## Instructions for the task
Take the listing from its first line through the line that contains "0.08, 0.07, 0.07, 0.06, 0.06, 0.06, 0.06, 0.06, 0.05, 0.05]" and please retype those lines exactly, leaving out the pictures.

Rows from a dataset of charts and code:
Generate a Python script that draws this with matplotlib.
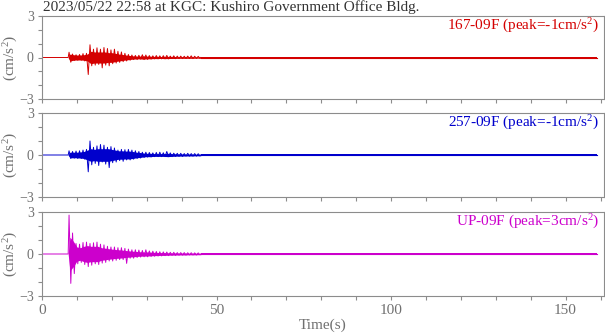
import numpy as np
import matplotlib
matplotlib.use("Agg")
import matplotlib.pyplot as plt
from matplotlib.ticker import MultipleLocator, FuncFormatter

plt.rcParams["font.family"] = ["Liberation Serif", "DejaVu Serif"]
plt.rcParams["mathtext.fontset"] = "custom"
plt.rcParams["mathtext.rm"] = "Liberation Serif"
plt.rcParams["mathtext.it"] = "Liberation Serif:italic"

title = "2023/05/22 22:58 at KGC: Kushiro Government Office Bldg."
names = ["167-09F (peak=-1cm/s$^2$)", "257-09F (peak=-1cm/s$^2$)", "UP-09F (peak=3cm/s$^2$)"]
colors = ["#d40000", "#0000cc", "#cc00cc"]

# strong-motion part in 1-s bins starting at 7.5 s:
# hi/lo = largest swing up/down in the bin, core = half width of the dense band
t_start = 7.5
hi_167 = [0.38, 0.25, 0.20, 0.22, 0.28, 0.30, 0.92, 0.60, 0.70, 0.60, 0.72, 0.65, 0.55, 0.60,
          0.45, 0.40, 0.30, 0.22, 0.18, 0.15, 0.16, 0.20, 0.18, 0.14, 0.12, 0.14, 0.12, 0.13,
          0.15, 0.10, 0.12, 0.10, 0.10, 0.09, 0.10, 0.12, 0.09, 0.08]
lo_167 = [-0.34, -0.22, -0.20, -0.20, -0.25, -1.23, -0.60, -0.55, -0.50, -0.75, -0.55, -0.60,
          -0.45, -0.40, -0.35, -0.30, -0.25, -0.20, -0.15, -0.15, -0.12, -0.15, -0.14, -0.12,
          -0.10, -0.10, -0.10, -0.10, -0.10, -0.08, -0.09, -0.08, -0.08, -0.07, -0.07, -0.08,
          -0.07, -0.06]
core_167 = [0.25, 0.20, 0.18, 0.18, 0.20, 0.25, 0.45, 0.40, 0.40, 0.40, 0.40, 0.35, 0.35, 0.30,
            0.25, 0.22, 0.18, 0.15, 0.12, 0.10, 0.10, 0.12, 0.10, 0.09, 0.08, 0.08, 0.07, 0.08,
            0.08, 0.07, 0.07, 0.06, 0.06, 0.06, 0.06, 0.06, 0.05, 0.05]

hi_257 = [0.30, 0.25, 0.28, 0.30, 0.35, 0.40, 1.00, 0.55, 0.65, 0.75, 0.70, 0.55, 0.60, 0.50,
          0.35, 0.40, 0.38, 0.40, 0.35, 0.30, 0.25, 0.20, 0.20, 0.18, 0.15, 0.18, 0.20, 0.16,
          0.25, 0.15, 0.13, 0.12, 0.12, 0.10, 0.12, 0.10, 0.10, 0.09]
lo_257 = [-0.25, -0.22, -0.25, -0.25, -0.30, -1.20, -0.70, -0.60, -0.75, -0.50, -0.65, -0.90,
          -0.55, -0.50, -0.40, -0.45, -0.35, -0.35, -0.30, -0.25, -0.22, -0.18, -0.15, -0.14,
          -0.12, -0.12, -0.12, -0.12, -0.12, -0.12, -0.10, -0.10, -0.10, -0.08, -0.08, -0.08,
          -0.08, -0.07]
core_257 = [0.20, 0.20, 0.20, 0.22, 0.25, 0.35, 0.45, 0.40, 0.45, 0.45, 0.45, 0.45, 0.40, 0.35,
            0.30, 0.30, 0.28, 0.28, 0.25, 0.20, 0.18, 0.14, 0.12, 0.12, 0.10, 0.10, 0.10, 0.10,
            0.12, 0.10, 0.09, 0.08, 0.08, 0.07, 0.07, 0.07, 0.06, 0.06]

hi_up = [2.78, 1.50, 0.75, 0.70, 0.82, 0.85, 0.75, 0.80, 0.85, 0.70, 0.65, 0.55, 0.50, 0.50,
         0.45, 0.45, 0.40, 0.35, 0.30, 0.30, 0.28, 0.25, 0.30, 0.22, 0.20, 0.18, 0.16, 0.15,
         0.14, 0.12, 0.12, 0.10, 0.10, 0.10, 0.09, 0.09, 0.08, 0.08]
lo_up = [-2.10, -1.40, -0.70, -0.60, -0.75, -0.90, -0.80, -0.70, -0.75, -0.65, -0.60, -0.50,
         -0.50, -0.45, -0.40, -0.40, -0.67, -0.30, -0.30, -0.25, -0.22, -0.20, -0.20, -0.18,
         -0.16, -0.15, -0.14, -0.12, -0.12, -0.10, -0.10, -0.09, -0.08, -0.08, -0.07, -0.07,
         -0.07, -0.06]
core_up = [1.20, 0.90, 0.50, 0.45, 0.55, 0.60, 0.55, 0.55, 0.55, 0.45, 0.42, 0.38, 0.35, 0.32,
           0.30, 0.28, 0.25, 0.22, 0.20, 0.18, 0.16, 0.15, 0.15, 0.13, 0.12, 0.11, 0.10, 0.10,
           0.09, 0.08, 0.08, 0.07, 0.07, 0.07, 0.06, 0.06, 0.06, 0.05]

# coda / noise envelope in 5-s bins from 45.5 s to the end of record
tail_start, tail_end = 45.5, 159.0
tail_167 = [0.05, 0.05, 0.045, 0.045, 0.04, 0.04, 0.04, 0.04, 0.04, 0.04, 0.04, 0.04,
            0.04, 0.04, 0.04, 0.04, 0.04, 0.04, 0.04, 0.04, 0.04, 0.04, 0.04]
tail_257 = [0.05, 0.05, 0.05, 0.045, 0.045, 0.04, 0.04, 0.04, 0.04, 0.04, 0.04, 0.04,
            0.04, 0.04, 0.04, 0.04, 0.04, 0.04, 0.04, 0.04, 0.04, 0.04, 0.04]
tail_up = [0.05, 0.045, 0.045, 0.04, 0.04, 0.04, 0.04, 0.04, 0.04, 0.04, 0.04, 0.04,
           0.04, 0.04, 0.04, 0.04, 0.04, 0.04, 0.04, 0.04, 0.04, 0.04, 0.04]

traces = [(hi_167, lo_167, core_167, tail_167),
          (hi_257, lo_257, core_257, tail_257),
          (hi_up, lo_up, core_up, tail_up)]

W, H = 605, 334
fig = plt.figure(figsize=(W / 100, H / 100), dpi=100)
gray = "#8c8c8c"
tick_gray = "#707070"

panel_px = [(16, 99), (113, 197), (212, 296)]   # top/bottom pixel rows
x0, x1 = 42, 604

for p, ((hi, lo, core, tail), name, col) in enumerate(zip(traces, names, colors)):
    top, bot = panel_px[p]
    ax = fig.add_axes([x0 / W, 1 - bot / H, (x1 - x0) / W, (bot - top) / H])

    n = len(hi)
    # dense band
    tc = np.concatenate([[t_start], t_start + np.arange(n) + 0.5, [t_start + n]])
    cc = np.concatenate([[0.02], core, [tail[0]]])
    ax.fill_between(tc, -cc, cc, color=col, lw=0)

    # single swings
    t_hi = t_start + np.arange(n) + 0.25
    t_lo = t_start + np.arange(n) + 0.75
    t = np.column_stack([t_hi, t_lo]).ravel()
    v = np.column_stack([hi, lo]).ravel()
    t = np.concatenate([[0, t_start], t, [t_start + n]])
    v = np.concatenate([[0, 0], v, [0]])
    ax.plot(t, v, color=col, lw=0.7)

    # noise after the strong part
    edges = np.minimum(tail_start + 5 * np.arange(len(tail) + 1), tail_end)
    amp = np.append(tail, tail[-1])
    ax.fill_between(edges, -amp, amp, step="post", color=col, lw=0)
    ax.plot([t_start + n, tail_end], [0, 0], color=col, lw=0.8)

    ax.set_xlim(0, 161)
    ax.set_ylim(-3, 3)
    ax.set_yticks([-3, 0, 3])
    ax.yaxis.set_minor_locator(MultipleLocator(1))
    ax.xaxis.set_major_locator(MultipleLocator(10))
    ax.xaxis.set_major_formatter(FuncFormatter(lambda x, pos: f"{x:.0f}" if x % 50 == 0 else ""))
    ax.tick_params(which="both", direction="out", length=3, width=0.8, color=gray,
                   labelcolor=tick_gray, labelsize=11, pad=3)
    ax.tick_params(axis="y", labelsize=10)
    for s in ax.spines.values():
        s.set_color(gray)
        s.set_linewidth(0.8)
    if p < 2:
        ax.tick_params(axis="x", labelbottom=False)
    else:
        ax.set_xlabel("Time(s)", color=tick_gray, fontsize=11, labelpad=1)

    ax.set_ylabel("(cm/s$^2$)", color=tick_gray, fontsize=11)
    ax.yaxis.set_label_coords(-0.040, 0.5)
    ax.text(0.991, 0.885, name, transform=ax.transAxes, ha="right", va="center",
            color=col, fontsize=11)

fig.text(43 / W, 1 - 7.5 / H, title, ha="left", va="center", color="#333333", fontsize=11)

fig.savefig("out.png", dpi=100)
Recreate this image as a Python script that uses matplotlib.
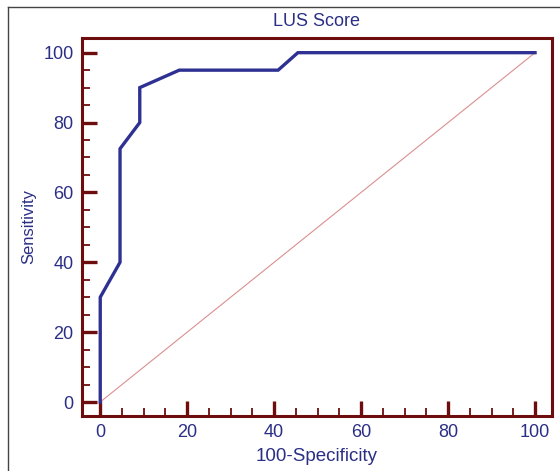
"""ROC curve for LUS score (sensitivity vs 100-specificity)."""

import matplotlib
matplotlib.use("Agg")
import matplotlib.pyplot as plt
from matplotlib.lines import Line2D
from matplotlib.ticker import MultipleLocator

plt.rcParams.update({
    "font.family": ["Liberation Sans", "DejaVu Sans"],
    "font.size": 12,
})

# ── data ───────────────────────────────────────────────────────────────────────
fpr = [0, 0, 4.55, 4.55, 9.09, 9.09, 18.18, 40.91, 45.45, 100]
tpr = [0, 30, 40, 72.5, 80, 90, 95, 95, 100, 100]
ref_x = [0, 100]
ref_y = [0, 100]
ticks = [0, 20, 40, 60, 80, 100]

FRAME = "#6e0d0d"
BLUE = "#2e3192"
TXT = "#2a2f85"

# ── figure ─────────────────────────────────────────────────────────────────────
fig = plt.figure(figsize=(5.6, 4.71), dpi=100)
ax = fig.add_axes([0.1464, 0.1168, 0.8393, 0.8025])

ax.plot(ref_x, ref_y, color="#d9908e", lw=0.8, zorder=1)
ax.plot(fpr, tpr, color=BLUE, lw=2.4, solid_joinstyle="miter", zorder=3)

ax.set_xlim(-4.2, 103.9)
ax.set_ylim(-4, 104.2)
ax.set_xticks(ticks)
ax.set_yticks(ticks)
ax.xaxis.set_minor_locator(MultipleLocator(5))
ax.yaxis.set_minor_locator(MultipleLocator(5))

for s in ax.spines.values():
    s.set_color(FRAME)
    s.set_linewidth(2.2)

ax.tick_params(which="major", direction="in", length=11, width=2.4,
               color=FRAME, labelcolor=TXT, labelsize=13, pad=6)
ax.tick_params(which="minor", direction="in", length=5.5, width=1.3,
               color=FRAME)

ax.set_title("LUS Score", color=TXT, fontsize=13, pad=9)
ax.set_xlabel("100-Specificity", color=TXT, fontsize=13.5, labelpad=5)
ax.set_ylabel("Sensitivity", color=TXT, fontsize=12, labelpad=5)

# thin page border (top and left only)
fig.add_artist(Line2D([8 / 560, 1.0], [1 - 7 / 471, 1 - 7 / 471],
                      transform=fig.transFigure, color="#444444", lw=1.0))
fig.add_artist(Line2D([8 / 560, 8 / 560], [0.0, 1 - 7 / 471],
                      transform=fig.transFigure, color="#444444", lw=1.0))

fig.savefig("out.png", dpi=100)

## Reply
Generate a Python script that draws this with matplotlib.
import numpy as np
import matplotlib
matplotlib.use("Agg")
import matplotlib.pyplot as plt
from matplotlib.ticker import MultipleLocator, FuncFormatter

plt.rcParams["font.family"] = ["Liberation Serif", "DejaVu Serif"]
plt.rcParams["mathtext.fontset"] = "custom"
plt.rcParams["mathtext.rm"] = "Liberation Serif"
plt.rcParams["mathtext.it"] = "Liberation Serif:italic"

title = "2023/05/22 22:58 at KGC: Kushiro Government Office Bldg."
names = ["167-09F (peak=-1cm/s$^2$)", "257-09F (peak=-1cm/s$^2$)", "UP-09F (peak=3cm/s$^2$)"]
colors = ["#d40000", "#0000cc", "#cc00cc"]

# strong-motion part in 1-s bins starting at 7.5 s:
# hi/lo = largest swing up/down in the bin, core = half width of the dense band
t_start = 7.5
hi_167 = [0.38, 0.25, 0.20, 0.22, 0.28, 0.30, 0.92, 0.60, 0.70, 0.60, 0.72, 0.65, 0.55, 0.60,
          0.45, 0.40, 0.30, 0.22, 0.18, 0.15, 0.16, 0.20, 0.18, 0.14, 0.12, 0.14, 0.12, 0.13,
          0.15, 0.10, 0.12, 0.10, 0.10, 0.09, 0.10, 0.12, 0.09, 0.08]
lo_167 = [-0.34, -0.22, -0.20, -0.20, -0.25, -1.23, -0.60, -0.55, -0.50, -0.75, -0.55, -0.60,
          -0.45, -0.40, -0.35, -0.30, -0.25, -0.20, -0.15, -0.15, -0.12, -0.15, -0.14, -0.12,
          -0.10, -0.10, -0.10, -0.10, -0.10, -0.08, -0.09, -0.08, -0.08, -0.07, -0.07, -0.08,
          -0.07, -0.06]
core_167 = [0.25, 0.20, 0.18, 0.18, 0.20, 0.25, 0.45, 0.40, 0.40, 0.40, 0.40, 0.35, 0.35, 0.30,
            0.25, 0.22, 0.18, 0.15, 0.12, 0.10, 0.10, 0.12, 0.10, 0.09, 0.08, 0.08, 0.07, 0.08,
            0.08, 0.07, 0.07, 0.06, 0.06, 0.06, 0.06, 0.06, 0.05, 0.05]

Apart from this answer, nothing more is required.